I took on being an at-home father because I wanted to bond with my son, and I realised that meant I needed to let him discover his own interests. He had to define his own identity, not influenced by my own bias of what I deemed to be too masculine.

And,

I started taking joy in his joy. He radiates wearing his shirts emblazoned with diggers and dozers and excavators. At 3 ½ years old, he can name dozens of types of tractors (I always thought there was only one). He makes up quasi-gibberish tractor stories, sings quasi-gibberish tractor songs.

A happy ending, then. We don’t often get those.

Update:

Mr Deitcher is now bragging that “big manly men are being triggered by my essay.”

Those big manly men.

Oh well. Baby steps.

Update 2:

In the comments, Alan notes,

Funny which articles we’re not supposed to reply to.

It does often seem that people writing on certain topics, and with certain political leanings, are to be spared the indignity of discussion or disagreement. Say, people who use their own small children as a political experiment. Or whose list of things deemed “too masculine” includes:

A shirt with a tractor on it.

A shirt with footballs on it.

Playing football.

Cleaning a car.

Owning a Ford car.

Wearing plaid.

Any reference to wrenches or other tools.

Manual labour.

And so, Mr Deitcher can continue on his way, seemingly untroubled by further reflection, and boasting of people quoting his own “dope lines.”

Update 3:

Lest there be doubt, Mr Deitcher’s personal growth has limits.

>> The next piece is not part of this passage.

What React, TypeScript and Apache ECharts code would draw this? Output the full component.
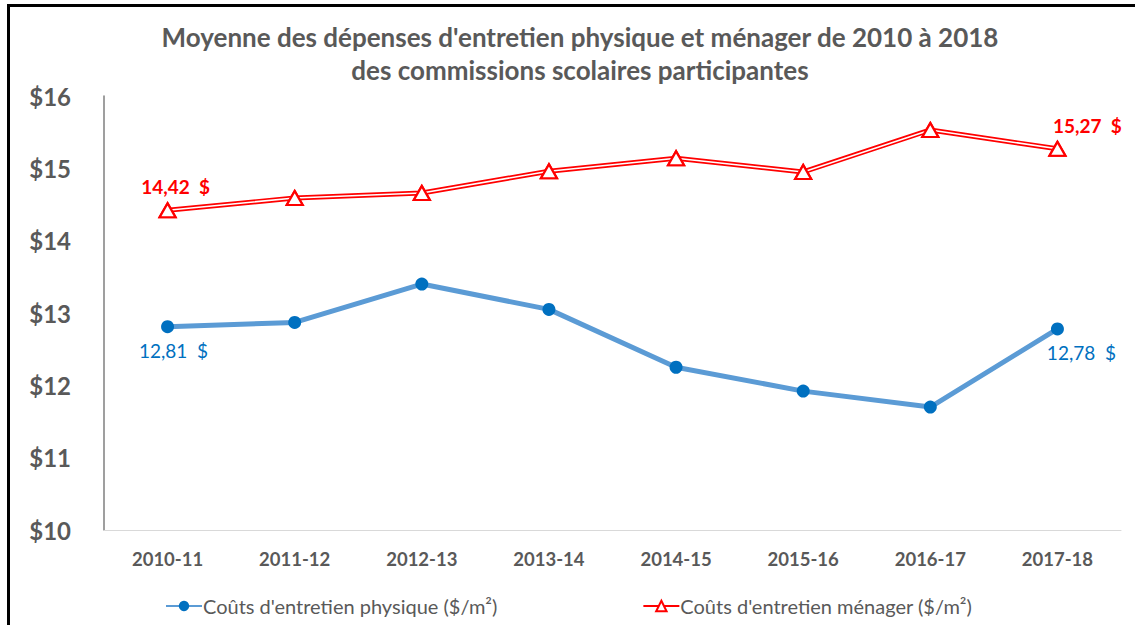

We’re told, “The thing that upset people was that I was right about many aspects of masculine culture.” Though, inevitably, the details of this alleged rightness are a little sketchy, indeed entirely absent. Possibly because Mr Deitcher is much too busy applauding himself for exposing “patriarchy” and “hyper-masculinity.” And anyway, people can only have been mocking his assumptions because they are “clearly threatened.

We are threatened by his inadeqacies.

This being the only conceivable explanation.